### Information provided

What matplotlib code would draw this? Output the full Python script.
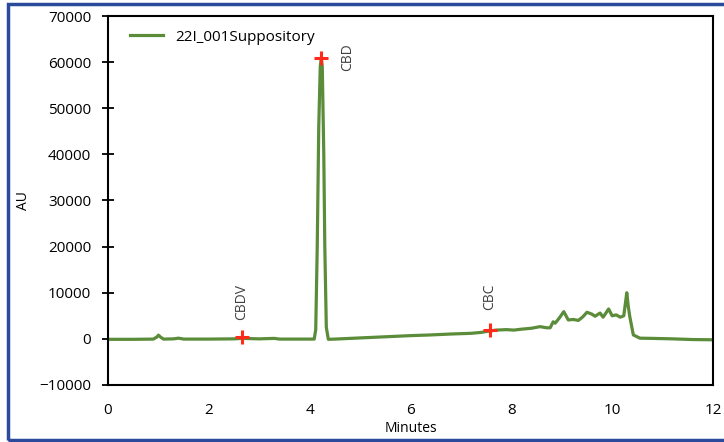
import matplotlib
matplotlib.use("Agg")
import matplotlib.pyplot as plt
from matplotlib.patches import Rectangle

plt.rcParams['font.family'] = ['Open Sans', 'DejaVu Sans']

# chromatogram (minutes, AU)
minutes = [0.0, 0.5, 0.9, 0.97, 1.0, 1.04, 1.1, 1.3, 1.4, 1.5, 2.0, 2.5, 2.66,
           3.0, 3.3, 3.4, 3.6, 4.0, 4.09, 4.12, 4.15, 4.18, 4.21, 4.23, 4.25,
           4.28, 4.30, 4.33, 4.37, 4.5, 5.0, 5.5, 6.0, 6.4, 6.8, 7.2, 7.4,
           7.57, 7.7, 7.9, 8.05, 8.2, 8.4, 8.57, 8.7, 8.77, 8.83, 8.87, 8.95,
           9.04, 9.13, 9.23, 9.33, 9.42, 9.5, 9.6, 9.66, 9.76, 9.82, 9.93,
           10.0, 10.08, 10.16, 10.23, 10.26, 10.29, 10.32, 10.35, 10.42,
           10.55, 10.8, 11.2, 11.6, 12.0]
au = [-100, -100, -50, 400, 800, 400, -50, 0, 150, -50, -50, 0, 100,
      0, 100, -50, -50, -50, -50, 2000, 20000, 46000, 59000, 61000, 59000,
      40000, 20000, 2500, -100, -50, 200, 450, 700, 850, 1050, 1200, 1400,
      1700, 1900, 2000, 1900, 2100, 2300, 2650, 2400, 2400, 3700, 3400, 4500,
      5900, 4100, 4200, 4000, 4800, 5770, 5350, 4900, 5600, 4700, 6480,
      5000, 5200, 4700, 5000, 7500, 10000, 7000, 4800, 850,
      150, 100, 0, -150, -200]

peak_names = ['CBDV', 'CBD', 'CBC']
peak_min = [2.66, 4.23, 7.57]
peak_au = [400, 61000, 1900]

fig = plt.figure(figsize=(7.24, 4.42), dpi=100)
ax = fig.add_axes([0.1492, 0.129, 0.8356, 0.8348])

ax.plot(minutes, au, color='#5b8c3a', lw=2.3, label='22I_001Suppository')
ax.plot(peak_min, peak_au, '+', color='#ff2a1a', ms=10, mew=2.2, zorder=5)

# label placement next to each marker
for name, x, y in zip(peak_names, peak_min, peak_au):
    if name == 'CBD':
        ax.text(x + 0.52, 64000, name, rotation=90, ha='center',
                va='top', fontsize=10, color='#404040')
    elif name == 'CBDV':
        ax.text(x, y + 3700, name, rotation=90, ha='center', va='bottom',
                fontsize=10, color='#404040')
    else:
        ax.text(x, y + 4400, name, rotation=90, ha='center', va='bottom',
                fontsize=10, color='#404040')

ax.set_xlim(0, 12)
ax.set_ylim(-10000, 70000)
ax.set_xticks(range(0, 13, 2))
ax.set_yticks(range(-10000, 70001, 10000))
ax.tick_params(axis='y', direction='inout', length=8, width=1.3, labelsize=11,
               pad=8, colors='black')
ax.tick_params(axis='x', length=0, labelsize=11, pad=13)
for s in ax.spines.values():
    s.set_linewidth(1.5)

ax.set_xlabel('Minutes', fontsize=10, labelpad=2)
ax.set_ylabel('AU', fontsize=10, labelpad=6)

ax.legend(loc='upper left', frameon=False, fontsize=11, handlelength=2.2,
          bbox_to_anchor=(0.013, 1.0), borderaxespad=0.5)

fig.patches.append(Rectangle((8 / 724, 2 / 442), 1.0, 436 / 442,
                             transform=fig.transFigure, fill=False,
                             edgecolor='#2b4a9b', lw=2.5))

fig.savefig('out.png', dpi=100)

### Instruction
Every line should be retyped exactly, with the pictures omitted.

### Correct response
What matplotlib code would draw this? Output the full Python script.
import matplotlib
matplotlib.use("Agg")
import matplotlib.pyplot as plt
from matplotlib.patches import Rectangle

plt.rcParams['font.family'] = ['Open Sans', 'DejaVu Sans']

# chromatogram (minutes, AU)
minutes = [0.0, 0.5, 0.9, 0.97, 1.0, 1.04, 1.1, 1.3, 1.4, 1.5, 2.0, 2.5, 2.66,
           3.0, 3.3, 3.4, 3.6, 4.0, 4.09, 4.12, 4.15, 4.18, 4.21, 4.23, 4.25,
           4.28, 4.30, 4.33, 4.37, 4.5, 5.0, 5.5, 6.0, 6.4, 6.8, 7.2, 7.4,
           7.57, 7.7, 7.9, 8.05, 8.2, 8.4, 8.57, 8.7, 8.77, 8.83, 8.87, 8.95,
           9.04, 9.13, 9.23, 9.33, 9.42, 9.5, 9.6, 9.66, 9.76, 9.82, 9.93,
           10.0, 10.08, 10.16, 10.23, 10.26, 10.29, 10.32, 10.35, 10.42,
           10.55, 10.8, 11.2, 11.6, 12.0]
au = [-100, -100, -50, 400, 800, 400, -50, 0, 150, -50, -50, 0, 100,
      0, 100, -50, -50, -50, -50, 2000, 20000, 46000, 59000, 61000, 59000,
      40000, 20000, 2500, -100, -50, 200, 450, 700, 850, 1050, 1200, 1400,
      1700, 1900, 2000, 1900, 2100, 2300, 2650, 2400, 2400, 3700, 3400, 4500,
      5900, 4100, 4200, 4000, 4800, 5770, 5350, 4900, 5600, 4700, 6480,
      5000, 5200, 4700, 5000, 7500, 10000, 7000, 4800, 850,
      150, 100, 0, -150, -200]

peak_names = ['CBDV', 'CBD', 'CBC']
peak_min = [2.66, 4.23, 7.57]
peak_au = [400, 61000, 1900]

fig = plt.figure(figsize=(7.24, 4.42), dpi=100)
ax = fig.add_axes([0.1492, 0.129, 0.8356, 0.8348])

ax.plot(minutes, au, color='#5b8c3a', lw=2.3, label='22I_001Suppository')
ax.plot(peak_min, peak_au, '+', color='#ff2a1a', ms=10, mew=2.2, zorder=5)

# label placement next to each marker
for name, x, y in zip(peak_names, peak_min, peak_au):
    if name == 'CBD':
        ax.text(x + 0.52, 64000, name, rotation=90, ha='center',
                va='top', fontsize=10, color='#404040')
    elif name == 'CBDV':
        ax.text(x, y + 3700, name, rotation=90, ha='center', va='bottom',
                fontsize=10, color='#404040')
    else:
        ax.text(x, y + 4400, name, rotation=90, ha='center', va='bottom',
                fontsize=10, color='#404040')

ax.set_xlim(0, 12)
ax.set_ylim(-10000, 70000)
ax.set_xticks(range(0, 13, 2))
ax.set_yticks(range(-10000, 70001, 10000))
ax.tick_params(axis='y', direction='inout', length=8, width=1.3, labelsize=11,
               pad=8, colors='black')
ax.tick_params(axis='x', length=0, labelsize=11, pad=13)
for s in ax.spines.values():
    s.set_linewidth(1.5)

ax.set_xlabel('Minutes', fontsize=10, labelpad=2)
ax.set_ylabel('AU', fontsize=10, labelpad=6)

ax.legend(loc='upper left', frameon=False, fontsize=11, handlelength=2.2,
          bbox_to_anchor=(0.013, 1.0), borderaxespad=0.5)

fig.patches.append(Rectangle((8 / 724, 2 / 442), 1.0, 436 / 442,
                             transform=fig.transFigure, fill=False,
                             edgecolor='#2b4a9b', lw=2.5))

fig.savefig('out.png', dpi=100)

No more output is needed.